This note describes a parsing algorithm for a slightly unusual query syntax. I will explain how to discover it by taking a series of small steps starting from traditional logic program syntax (skip to the first section if you haven’t seen that before).
summary. The point of the new syntax is that it requires fewer binary join variables (variables that show up in exactly two positions). For instance, if I want to know about all the cats that are on shelves1, I might write this Prolog query:
cat(X), on(X, Y), shelf(Y)but in the new syntax, we can write
cat on shelfThis relies on two ideas: allow predicates to come out of order
that way
oncan show up in-between its arguments
and allow unary predicates to be used like variables
so instead of using a unary predicate application like
cat Xto pick out each cat, and then pluggingXsomewhere else in the query, we just writecatwhere we want it to go.
I want to know about all the cats that are on shelves:
cat(X), on(X, Y), shelf(Y)Each section will begin with this example written in a different way.
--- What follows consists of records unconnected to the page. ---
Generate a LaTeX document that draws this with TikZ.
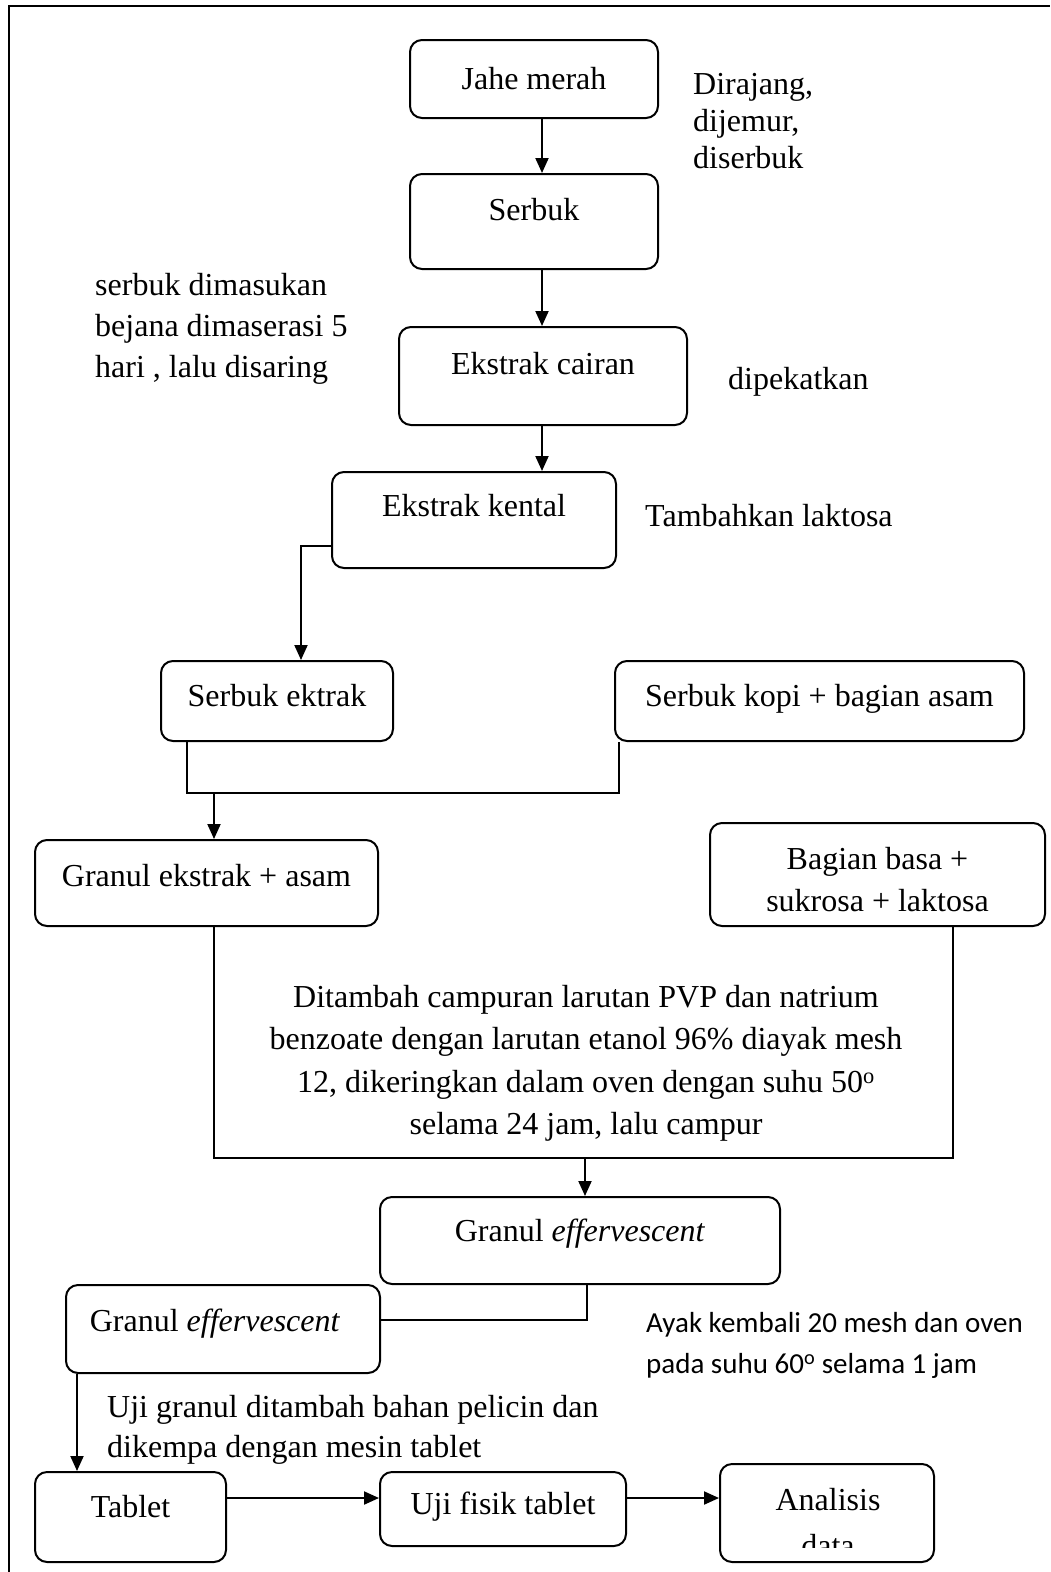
\documentclass[tikz,border=0pt]{standalone}
\usepackage{fontspec}
\setmainfont{Liberation Serif}
\newfontfamily\calibrifont{Carlito}
\usetikzlibrary{arrows.meta}

\begin{document}
\begin{tikzpicture}[x=1pt,y=-1pt,
  box/.style={draw, line width=2pt, rounded corners=12pt, inner sep=0pt, align=center},
  lift/.style={text height=22pt, text depth=#1pt},
  arr/.style={line width=2pt, -{Triangle[length=15pt,width=13pt]}},
  link/.style={line width=2pt},
  note/.style={anchor=north west, inner sep=0pt, align=left},
  font=\fontsize{32}{42}\selectfont]

\useasboundingbox (0,0) rectangle (1050,1572);
\draw[line width=2.5pt] (9,1572) -- (9,6) -- (1050,6);

\node[box, lift=2, minimum width=248pt, minimum height=78pt] (jahe) at (534,79) {Jahe merah};
\node[box, lift=25, minimum width=248pt, minimum height=95pt] (serbuk) at (534,221.5) {Serbuk};
\node[box, lift=26, minimum width=288pt, minimum height=98pt] (cairan) at (543,376) {Ekstrak cairan};
\node[box, lift=30, minimum width=284pt, minimum height=96pt] (kental) at (474,520) {Ekstrak kental};
\node[box, lift=12, minimum width=232pt, minimum height=80pt] (ektrak) at (277,701) {Serbuk ektrak};
\node[box, lift=12, minimum width=409pt, minimum height=80pt] (kopi) at (819.5,701) {Serbuk kopi + bagian asam};
\node[box, lift=16, minimum width=343pt, minimum height=86pt] (granul) at (206.5,883) {Granul ekstrak + asam};
\node[box, text height=73pt, text depth=0pt, minimum width=335pt, minimum height=103pt] (basa) at (877.5,874.5) {Bagian basa +\\sukrosa + laktosa};
\node[box, lift=20, minimum width=400pt, minimum height=87pt] (eff1) at (580,1240.5) {Granul \textit{effervescent}};
\node[box, lift=18, minimum width=314pt, minimum height=88pt] (eff2) at (223,1329) {Granul \textit{effervescent}\hspace*{16pt}};
\node[box, lift=22, minimum width=191pt, minimum height=90pt] (tablet) at (130.5,1517) {Tablet};
\node[box, lift=12, minimum width=246pt, minimum height=74pt] (uji) at (503,1509) {Uji fisik tablet};
\node[box, minimum width=214pt, minimum height=98pt] (analisis) at (827,1513) {};
\begin{scope}
\clip (analisis.north west) rectangle (934,1547);
\node[inner sep=0pt, align=center, font=\fontsize{32}{46}\selectfont] (analisistext) at (828,1523) {Analisis\\data};
\end{scope}

\node[note, font=\fontsize{32}{37}\selectfont] (potong) at (693,73) {Dirajang,\\dijemur,\\diserbuk};
\node[note, font=\fontsize{32}{41}\selectfont] (maserasi) at (95,273) {serbuk dimasukan\\bejana dimaserasi 5\\hari , lalu disaring};
\node[note] (pekat) at (728,367) {dipekatkan};
\node[note] (laktosa) at (645,504) {Tambahkan laktosa};
\node[anchor=north, inner sep=0pt, align=center, font=\fontsize{32}{42.5}\selectfont] (campur) at (586,985) {Ditambah campuran larutan PVP dan natrium\\benzoate dengan larutan etanol 96\% diayak mesh\\12, dikeringkan dalam oven dengan suhu 50\textsuperscript{o}\\selama 24 jam, lalu campur};
\node[note, font=\calibrifont\fontsize{29}{41}\selectfont] (ayak) at (646,1312) {Ayak kembali 20 mesh dan oven\\pada suhu 60\textsuperscript{o} selama 1 jam};
\node[note, font=\fontsize{32}{40}\selectfont] (kempa) at (107,1395) {Uji granul ditambah bahan pelicin dan\\dikempa dengan mesin tablet};

\coordinate (spine) at (542,0);
\draw[arr] (jahe.south -| spine) -- (serbuk.north -| spine);
\draw[arr] (serbuk.south -| spine) -- (cairan.north -| spine);
\draw[arr] (cairan.south -| spine) -- (kental.north -| spine);
\coordinate (knee) at (301,546);
\draw[arr] (kental.west |- knee) -| (ektrak.north -| knee);
\coordinate (mergeL) at (187,793);
\coordinate (mergeR) at (619,793);
\coordinate (drop1) at (214,793);
\draw[link] (ektrak.south -| mergeL) -- (mergeL) -- (mergeR) -- (kopi.south -| mergeR);
\draw[arr] (drop1) -- (granul.north -| drop1);
\coordinate (mergeB) at (214,1158);
\coordinate (mergeC) at (953,1158);
\coordinate (drop2) at (585,1158);
\draw[link] (granul.south -| mergeB) -- (mergeB) -- (mergeC) -- (basa.south -| mergeC);
\draw[arr] (drop2) -- (eff1.north -| drop2);
\coordinate (turn) at (587,1320);
\draw[link] (eff1.south -| turn) -- (turn) -- (eff2.east |- turn);
\coordinate (drop3) at (77,0);
\draw[arr] (eff2.south -| drop3) -- (tablet.north -| drop3);
\coordinate (row) at (0,1498);
\draw[arr] (tablet.east |- row) -- (uji.west |- row);
\draw[arr] (uji.east |- row) -- (analisis.west |- row);
\end{tikzpicture}
\end{document}
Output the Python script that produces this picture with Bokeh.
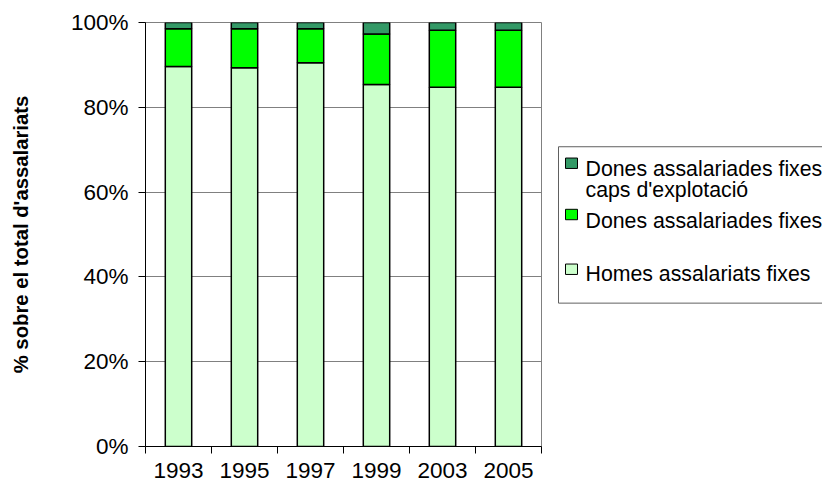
from bokeh.plotting import figure
from bokeh.layouts import row
from bokeh.models import FixedTicker, PrintfTickFormatter, Range1d, ColumnDataSource
from bokeh.core.properties import value
from bokeh.embed import file_html
from bokeh.resources import INLINE

# ---- data ----
years = ["1993", "1995", "1997", "1999", "2003", "2005"]
homes = [89.6, 89.3, 90.5, 85.4, 84.7, 84.7]
dones = [8.9, 9.2, 8.0, 11.9, 13.5, 13.5]
dones_caps = [1.5, 1.5, 1.5, 2.7, 1.8, 1.8]
series_names = ["Homes assalariats fixes", "Dones assalariades fixes",
                "Dones assalariades fixes\ncaps d'explotació"]
series_colors = ["#CCFFCC", "#00FF00", "#339966"]
y_ticks = [0, 20, 40, 60, 80, 100]

FONT = "Liberation Sans"

xs = list(range(1, len(years) + 1))
bounds = [x - 0.5 for x in xs] + [xs[-1] + 0.5]

src = ColumnDataSource(dict(x=xs, homes=homes, dones=dones, caps=dones_caps))

p = figure(width=550, height=488, output_backend="svg", toolbar_location=None,
           x_range=Range1d(0.5, len(years) + 0.5), y_range=Range1d(0, 100),
           min_border_left=145, min_border_right=9, min_border_top=22,
           min_border_bottom=42)
p.background_fill_color = "white"
p.border_fill_color = "white"
p.outline_line_color = "#808080"
p.outline_line_width = 1

p.vbar_stack(["homes", "dones", "caps"], x="x", width=0.4, source=src,
             fill_color=series_colors, line_color="black", line_width=1.5)

# x axis
p.xaxis.ticker = FixedTicker(ticks=xs, minor_ticks=bounds)
p.xaxis.major_label_overrides = {x: y for x, y in zip(xs, years)}
p.xaxis.major_tick_line_color = None
p.xaxis.major_tick_out = 0
p.xaxis.major_tick_in = 0
p.xaxis.minor_tick_line_color = "black"
p.xaxis.minor_tick_out = 7
p.xaxis.minor_tick_in = 0
p.xaxis.major_label_standoff = 9
p.xaxis.axis_line_color = "black"
p.xaxis.major_label_text_font = FONT
p.xaxis.major_label_text_font_size = "22.5px"
p.xaxis.major_label_text_color = "black"

# y axis
p.yaxis.ticker = FixedTicker(ticks=y_ticks)
p.yaxis.formatter = PrintfTickFormatter(format="%d%%")
p.yaxis.major_tick_out = 7
p.yaxis.major_tick_in = 0
p.yaxis.minor_tick_line_color = None
p.yaxis.major_tick_line_color = "black"
p.yaxis.axis_line_color = "black"
p.yaxis.major_label_standoff = 10
p.yaxis.major_label_text_font = FONT
p.yaxis.major_label_text_font_size = "22.5px"
p.yaxis.major_label_text_color = "black"
p.yaxis.axis_label = "% sobre el total d'assalariats"
p.yaxis.axis_label_text_font = FONT
p.yaxis.axis_label_text_font_size = "20.3px"
p.yaxis.axis_label_text_font_style = "bold"
p.yaxis.axis_label_text_color = "black"
p.yaxis.axis_label_standoff = 36

p.xgrid.grid_line_color = None
p.ygrid.grid_line_color = "#808080"
p.ygrid.grid_line_width = 1

# ---- legend panel ----
leg = figure(width=272, height=488, output_backend="svg", toolbar_location=None,
             x_range=Range1d(0, 272), y_range=Range1d(488, 0),
             x_axis_type=None, y_axis_type=None,
             min_border_left=0, min_border_right=0, min_border_top=0,
             min_border_bottom=0)
leg.outline_line_color = None
leg.grid.visible = False
leg.background_fill_color = "white"
leg.border_fill_color = "white"

leg.quad(left=[8], right=[290], top=[143], bottom=[323],
         fill_color="white", line_color="#606060", line_width=1)

# entries listed top-to-bottom (reverse of stacking order)
order = [2, 1, 0]
sw_y = [162, 221, 284]
base_y = [169, 228, 289]
sw_x, sw_y2, sw_c = [], [], []
tx, ty, tt = [], [], []
for k, i in enumerate(order):
    sw_x.append(21)
    sw_y2.append(sw_y[k])
    sw_c.append(series_colors[i])
    lines = series_names[i].split("\n")
    for j, line in enumerate(lines):
        tx.append(35)
        ty.append(base_y[k] + 24 * j)
        tt.append(line)

leg.rect(x=sw_x, y=sw_y2, width=12, height=12, fill_color=sw_c,
         line_color="black", line_width=1)
leg.text(x=tx, y=ty, text=tt, text_font=value(FONT), text_font_size="21.3px",
         text_baseline="alphabetic", text_align="left", text_color="black")

layout = row(p, leg)
open("out.html", "w").write(file_html(layout, INLINE))
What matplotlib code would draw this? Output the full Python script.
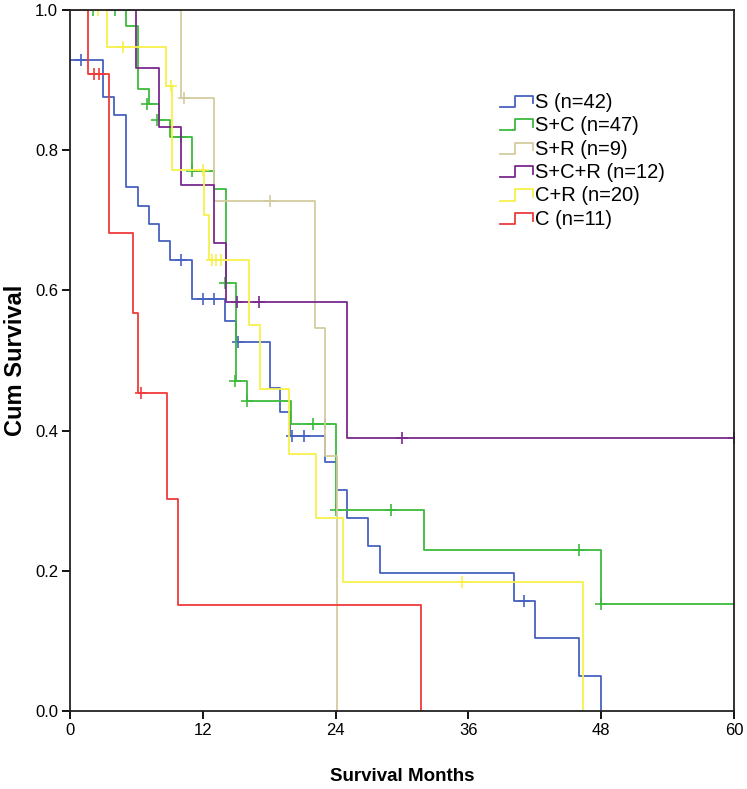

cat X, on X Y, shelf Ysimilar to syntax of Standard ML, Haskell.
: cat/1 shelf/1 on/2
cat X on X Y shelf YArity refers to the number of parameters that a predicate
needs to be applied to, and the number of columns in the corresponding
relation. So every cat tuple contains one value, which we
take to represent the cat in question, and on has
arity two because it relates two things to each other (the “supported”
and the “supporter”).
You could call a set of predicates and their arities a schema. With a schema, and assuming that each predicate is fully applied, we know where the commas should be, so we could omit them. Commas are still useful for readability.
on cat shelfThis is the first substantial step. We read this as some cat is on some shelf, where the variables representing those entities have been elided. We need to infer them. We do so with this algorithm:
Note that when we say unary predicate we mean both a predicate that starts out unary, and any higher-arity predicate that has been partially applied. Here is how the algorithm processes the example:
; output | stack | input
------------------------
(0) . | . | on cat shelf
(2) . | on | cat shelf
(2) . | on cat | shelf
(1) cat X | on X | shelf
(2) cat X | on X shelf | .
(1) cat X, on X Y, shelf Y | . | .The final result is a series of fully applied predicates.
(aside if you are familiar with the jargon: Prolog programs have a verbosity problem compared to functional programs; it’s kind of like being forced to write in ANF form. This algorithm is similar to the ANF translation.)
cat X, X on Y, shelf Yor simply
cat on shelfWe use the same algorithm, but modify step (1):
Here’s a more elaborate example that involves a ternary word:
: telescope/1 with/2 sees/3
; cat sees cat with telescope
(0) . | . | cat sees cat with telescope
(2) . | cat | sees cat with telescope
(2) . | cat sees | cat with telescope
(1) cat X | sees X | cat with telescope
(2) cat X | sees X cat | with telescope
(1) cat X, cat Y | sees X Y | with telescope
(2) cat X, cat Y | sees X Y with | telescope
(1) cat X, cat Y, sees X Y T | with T | telescope
(2) cat X, cat Y, sees X Y T | with T telescope | .
(1) cat X, cat Y, sees X Y T, with T Z, telescope Z | . | .Linguistic aside: we’re thinking of sees/3 as a
relation that marks an instance of seeing; the instance is
captured by T. The subject and object (X, Y)
are also captured by sees/3, but other optional modifiers
(the instrument, in this example) can be attached using other
predicates.
Final notes:
The algorithm handles variables in the input stream: treat each
variable like an arity-one predicate, and when you need to “apply”
variable X to a fresh variable Y, generate the
item X = Y. You can eliminate these equalities via
substitution afterwards or as you go.
Pairs of unary predicates, for instance
cat telescope and telescope cat, unwind into
the same items, just in a different order. Assuming all relations are
finite, the query defined is the same in either case. This property is
necessary for the validity of re-ordering. You might not want to use
this in a context where the order of predicates matters for
performance/termination.
The algorithm doesn’t handle >2 arity predicates as well as you might want (can’t place multiple arguments before the predicate).
It allows for various confusing expressions like
on on cat cat = on (on cat) cat = on cat Y, on Y catthat is, “a cat is on something that is on a cat”. This sentence has the property that its parse requires more than two entries of stack space. Conjecture: sentences that require only two entries more closely resemble English clauses.
There are many useful operators to discover! For instance, if you later need to refer to the cat, you are forced to rewrite the query:
cat X, X on shelfInstead, let’s define a ternary equality predicate, written
&. We’ll assume that & X Y Z is true
exactly when X = Y = Z. Then we can write
cat & X on shelfwhich is lexically a smaller depature from the original query. Note that this also helps with “every long black cat on a shelf”:
(long & black & cat) on shelfAlternatively we could use : as the glyph, and write
cute things like
(X : cat & black) on shelfIt probably fails on more difficult natural language examples. It would be interesting to see if types can help.